La muerte en accidente de circulación huyendo de la policía francesa del presunto etarra Imanol Gómez González le importaría muy poco a la ciudadanía si no fuera porque sus conmilitones la aprovechan para reforzar el terrorismo callejero, la kale borroka.
Tampoco le preocupa realmente a los etarras de autoridad y a los nacionalistas de pedigrí, aunque ahora se manifiesten compungidos: quienes tienen apellidos autóctonos vascos ven a los Gómez González, de origen maketo, como a útiles bufones y eficaces matones, siervos que nunca pertenecerán a la aristocracia de la sangre.
Porque el independentismo vasco no es como el de los criollos cosmopolitas en las colonias de algún imperio, sino que forman el único grupo social español que nace del culto a una etnia orgullosa de su sangre limpia de maketos.

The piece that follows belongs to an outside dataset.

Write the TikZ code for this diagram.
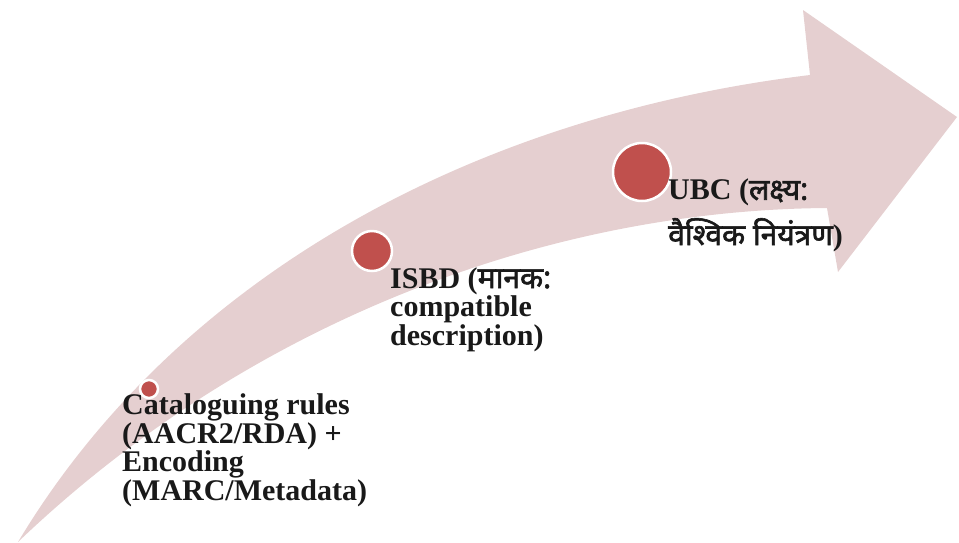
\documentclass[tikz,border=0pt]{standalone}
\usepackage{fontspec}
\setmainfont{Liberation Serif}
\newfontfamily\devfont[Script=Devanagari, AutoFakeBold=2]{Noto Sans}
\newcommand{\dev}[1]{{\devfont\fontsize{30}{28}\selectfont #1}}
\definecolor{bandpink}{RGB}{229,207,208}
\definecolor{dotred}{RGB}{192,80,77}
\tikzset{
  milestone/.style={circle, fill=dotred, draw=white, line width=2.5pt, inner sep=0pt},
  steplabel/.style={anchor=base west, inner sep=0pt, align=left,
    font=\bfseries\fontsize{30}{28.5}\selectfont, text=black!90}
}
\begin{document}
\begin{tikzpicture}[x=1pt, y=-1pt]
\useasboundingbox (0,0) rectangle (959,542);
% curved band ending in a broad arrow head
\fill[bandpink] (18,542)
  .. controls (180,272) and (480,115) .. (810,75)
  -- (803,10) -- (957,117) -- (838,272) -- (827,208)
  .. controls (550,210) and (250,320) .. (18,542) -- cycle;
% milestones on the band
\node[milestone, minimum size=18pt] (m1) at (149,389) {};
\node[milestone, minimum size=40pt] (m2) at (372,251) {};
\node[milestone, minimum size=58pt] (m3) at (642,172) {};
% labels (placed by the baseline of their last line)
\node[steplabel] (t1) at (122,500) {Cataloguing rules\\(AACR2/RDA) +\\Encoding\\(MARC/Metadata)};
\node[steplabel] (t2) at (390,345) {ISBD (\dev{मानक:}\\compatible\\description)};
\node[steplabel] (t3) at (668,245) {UBC (\dev{लक्ष्य:}\\[11pt]\dev{वैश्विक नियंत्रण})};
\end{tikzpicture}
\end{document}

La sangre: hasta 1860, solo los vascos no necesitaban demostrar en España la ausencia de sangre judía y mora para acceder al ejército, la justicia, y la alta burocracia.
La desaparición de Gómez González, presentado por los proetarras como un mártir de los dos años sin asesinatos de ETA, permite también analizar los sentimientos que en el común de los españoles provoca que los terroristas se maten a sí mismos.
Gómez se estrelló en una carretera, pero es más común que los etarras mueran en alguna explosión accidental con las bombas que iban a colocar.
Era habitual que sus posibles víctimas reaccionaran ante los medios informativos cínicamente llorosas: “¡Qué gran pena, porque todos los muertos son iguales, qué dolor!”.
Pues, no: que un terrorista se mate accidentalmente no es un drama, sino un motivo de tranquilidad. Basta ya de la hipocresía de lo político-sentimentaloide correcto: cuando un terrorista no consigue satisfacer su instinto criminal, numerosas vidas salvadas.